On the ropes

November 12, 1991

Mayor Schmoke bit the bullet last week and ordered major reductions in city services from libraries to schools to firehouses to meet a $27 million loss in state aid. But while the city's long-term budget crunch was pitched into crisis by this year's recession, the crisis won't pass even when the economy recovers.

That's because the structural trends giving rise to Baltimore's fiscal squeeze -- a shrinking tax base, middle-class flight and the end of federal aid -- will remain essentially unchanged. The city is the state's employment center. Yet because the largest fraction of income tax revenues from commuting workers goes to the subdivisions where they live, rather than where they work, Baltimore profits little from its role as regional economic engine.

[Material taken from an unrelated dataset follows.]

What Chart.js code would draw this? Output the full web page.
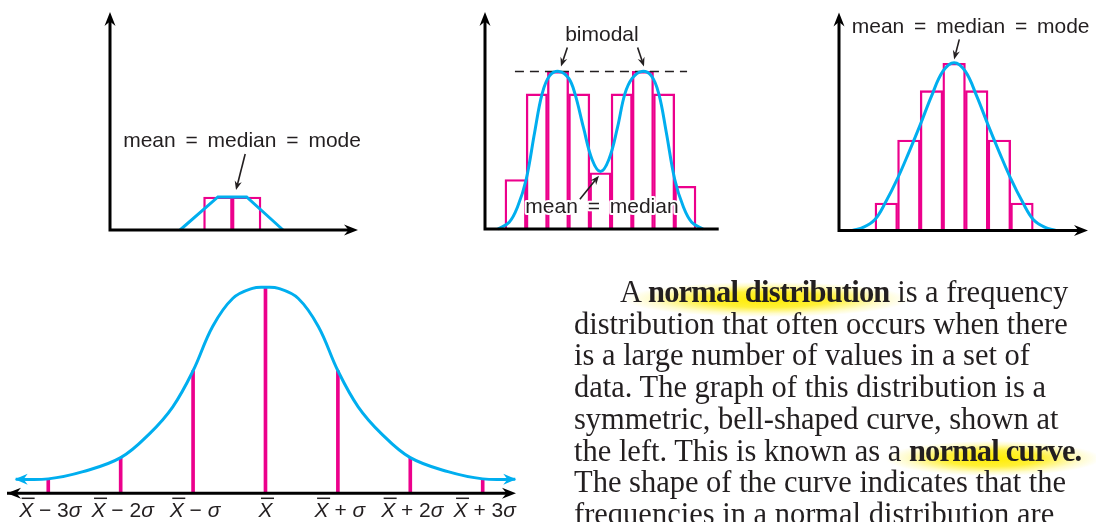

Historically, cities solved this dilemma by simply expanding to incorporate the surrounding suburbs into the municipal tax base. But that's no longer an option.

Thus, as a first step toward meaningful regional cooperation every effort should be made during the current legislative reapportionment process to create overlapping districts between Baltimore city and Baltimore County. Such districts would ensure that suburban lawmakers had a compelling stake in city issues. They would also serve to shore up the city's waning clout in Annapolis.

What is needed is an unambiguous signal that the de facto economic interdependence of city and suburb will be reflected in the state's political institutions -- and its tax and revenue distribution formulas. Suburban lawmakers traditionally have resisted this idea, but the principle of regional cost-sharing remains the only practical alternative to a gradual deterioration of the city, and the region.